Abstract

Successful online collaboration demands coordination among all the group members. This can be achieved through socially shared regulation of learning. Most studies deal with social shared regulation focusing on collective individual regulations during collaboration and absence of one of these processes would affect mathematical problem solving during collaborative learning. This study contributes to the emerging research on social shared regulation in collaborative learning where collaborative groups are analyzed as the unit of analysis. Participants include 21 students who are learning mathematics at a vocational training institution in an online collaborative learning setting.

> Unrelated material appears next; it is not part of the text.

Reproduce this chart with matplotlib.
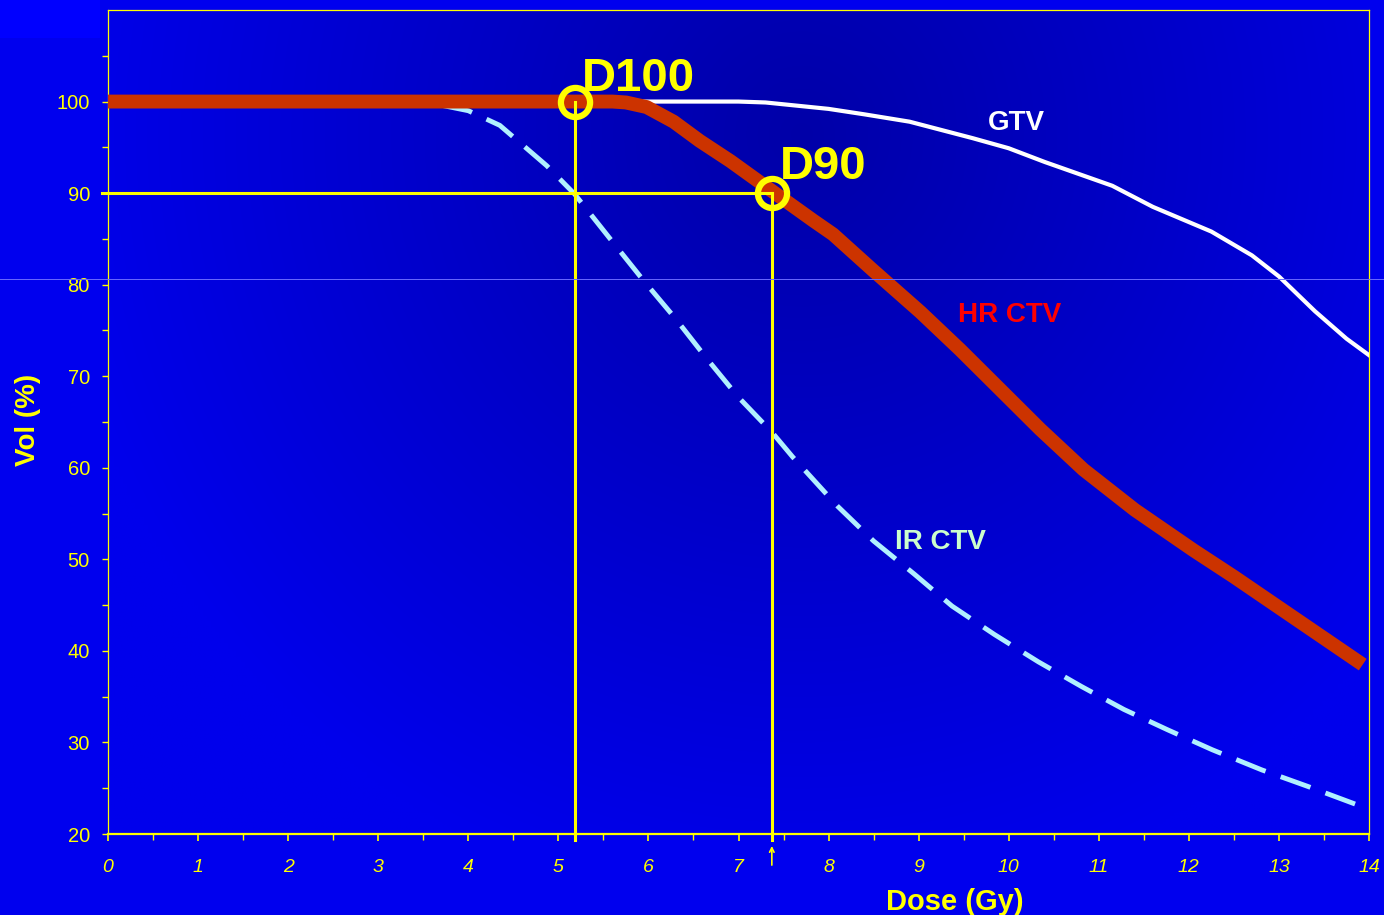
import numpy as np
import matplotlib
matplotlib.use('Agg')
from matplotlib import pyplot as plt
from matplotlib.lines import Line2D
from matplotlib.patches import Rectangle

# values (dose in Gy, volume in %)
hr_dose = [0, 5.6, 5.75, 5.98, 6.28, 6.57, 6.91, 7.39, 7.83, 8.05, 8.49, 9.02, 9.46, 9.9,
           10.35, 10.83, 11.4, 12.05, 12.5, 13.2, 13.93]
hr_vol = [100, 100, 99.9, 99.4, 97.8, 95.7, 93.5, 90.1, 87.0, 85.5, 81.6, 77.0, 72.9, 68.6,
          64.2, 59.8, 55.4, 51.0, 48.1, 43.4, 38.5]

gtv_dose = [0, 7.0, 7.3, 8.0, 8.4, 8.9, 9.6, 10.0, 10.4, 11.15, 11.6, 12.25, 12.7, 13.0, 13.4, 13.75, 14.0]
gtv_vol = [100, 100, 99.9, 99.2, 98.6, 97.8, 96.0, 94.9, 93.4, 90.8, 88.5, 85.8, 83.2, 80.9, 77.1, 74.1, 72.3]

ir_dose = [0, 3.6, 4.0, 4.35, 4.87, 5.18, 5.6, 5.95, 6.3, 6.65, 7.0, 7.37, 7.6, 8.1, 8.5,
           8.95, 9.37, 9.84, 10.33, 10.81, 11.28, 11.76, 12.26, 12.81, 13.32, 13.92]
ir_vol = [100, 99.8, 99.0, 97.4, 93.0, 89.9, 84.7, 80.4, 76.3, 71.9, 67.7, 63.9, 61.2, 55.8, 52.0,
          48.4, 44.9, 41.8, 38.8, 36.1, 33.6, 31.4, 29.2, 27.0, 25.2, 23.0]

d100 = (5.18, 100)
d90 = (7.37, 90)

x_ticks = list(range(0, 15))
y_ticks = list(range(20, 101, 10))

YEL = '#FFFF00'

fig = plt.figure(figsize=(13.84, 9.15), dpi=100)
fig.patch.set_facecolor('#0000EE')
fig.patches.append(Rectangle((0, 1 - 38 / 915), 100 / 1384, 38 / 915, transform=fig.transFigure,
                             facecolor='#0000FF', edgecolor='none', zorder=0))
ax = fig.add_axes([108 / 1384, 1 - 834 / 915, (1369 - 108) / 1384, (834 - 10) / 915])

# background gradient: darker towards the upper middle
gx, gy = np.meshgrid(np.linspace(0, 1, 300), np.linspace(0, 1, 300))
d = np.sqrt(((gx - 0.55) / 0.6) ** 2 + ((gy - 0.85) / 0.95) ** 2)
d = np.clip(d, 0, 1)
blue = (0xA8 + (0xEC - 0xA8) * d) / 255.0
img = np.zeros((300, 300, 3))
img[..., 2] = blue
ax.imshow(img, extent=[0, 1, 0, 1], transform=ax.transAxes, origin='lower',
          aspect='auto', zorder=0, interpolation='bilinear')

ax.set_xlim(0, 14)
ax.set_ylim(20, 110)

# curves
ax.plot(gtv_dose, gtv_vol, color='white', lw=3, zorder=3)
ax.plot(ir_dose, ir_vol, color='#B0F0FF', lw=3.5, dashes=(6.5, 3.3), zorder=3)
ax.plot(hr_dose, hr_vol, color='#CC3300', lw=10, solid_capstyle='butt',
        solid_joinstyle='round', zorder=4)

# guide lines
ax.plot([d100[0], d100[0]], [19.3, d100[1]], color=YEL, lw=2.2, clip_on=False, zorder=5)
ax.plot([d90[0], d90[0]], [19.3, d90[1]], color=YEL, lw=2.2, clip_on=False, zorder=5)
ax.plot([-0.07, d90[0]], [d90[1], d90[1]], color=YEL, lw=2.2, clip_on=False, zorder=5)
ax.plot([d100[0], d90[0]], [d100[1], d90[1]], ls='none', marker='o', ms=21, mew=4.5,
        mfc='none', mec=YEL, zorder=6)
ax.annotate('', xy=(d90[0], 19.0), xytext=(d90[0], 16.3),
            arrowprops=dict(arrowstyle='->', color=YEL, lw=1.2, mutation_scale=8),
            annotation_clip=False)

bold = dict(family='Liberation Sans', weight='bold')
ax.text(5.26, 101.2, 'D100', color=YEL, fontsize=34, va='baseline', ha='left', zorder=7, **bold)
ax.text(7.46, 91.5, 'D90', color=YEL, fontsize=34, va='baseline', ha='left', zorder=7, **bold)
ax.text(9.77, 96.9, 'GTV', color='white', fontsize=20, va='baseline', zorder=7, **bold)
ax.text(9.44, 75.9, 'HR CTV', color='#FF0000', fontsize=20, va='baseline', zorder=7, **bold)
ax.text(8.74, 51.1, 'IR CTV', color='#CCFFCC', fontsize=20, va='baseline', zorder=7, **bold)

# axes styling
for side in ['left', 'top', 'right']:
    ax.spines[side].set_color(YEL)
    ax.spines[side].set_linewidth(0.9)
ax.spines['bottom'].set_color(YEL)
ax.spines['bottom'].set_linewidth(1.6)

ax.set_xticks(x_ticks)
ax.set_xticks(np.arange(0.5, 14, 1), minor=True)
ax.set_xticklabels([str(t) for t in x_ticks], fontstyle='italic', family='Liberation Sans')
ax.set_yticks(y_ticks)
ax.set_yticks(np.arange(25, 110, 10), minor=True)
ax.set_yticklabels([str(t) for t in y_ticks], family='Liberation Sans')
ax.tick_params(axis='x', which='major', length=5, width=1.2, color=YEL, labelcolor=YEL,
               labelsize=14, pad=13)
ax.tick_params(axis='x', which='minor', length=4, width=1, color=YEL)
ax.tick_params(axis='y', which='both', length=4, width=1, color=YEL, labelcolor=YEL,
               labelsize=14.5, pad=9)

fig.text(28 / 1384, 1 - 420 / 915, 'Vol (%)', color=YEL, fontsize=20, rotation=90,
         ha='center', va='center', **bold)
fig.text(955 / 1384, 1 - 902 / 915, 'Dose (Gy)', color=YEL, fontsize=21,
         ha='center', va='center', **bold)

# faint scan line across the figure
fig.lines.append(Line2D([0, 1], [1 - 279 / 915] * 2, transform=fig.transFigure,
                        color='#6A6AFF', lw=0.7, zorder=10))

fig.savefig('out.png', dpi=100, facecolor=fig.get_facecolor())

Students' discussion scripts were collected and analyzed to identify the group strategies to regulate learning during solving Mathematics problem based on a coding scheme. Preliminary findings indicated that content-monitoring, content-evaluation and task-planning were the most frequent applied regulation strategies during online collaborative learning. Online collaborative learning results in socially shared regulation in groups however co-occurrence of self-, co- and shared regulation in online collaborative learning varies in relation to the type of regulation strategies implemented by the group. Future study should investigate on the ways to encourage all forms of regulation to co-occur during online collaborative learning. Also, investigation on the quality of socially shared regulation (based on acquisition of mathematical knowledge and content of discussion) during online collaborative learning in relation to group learning performances should be carried out.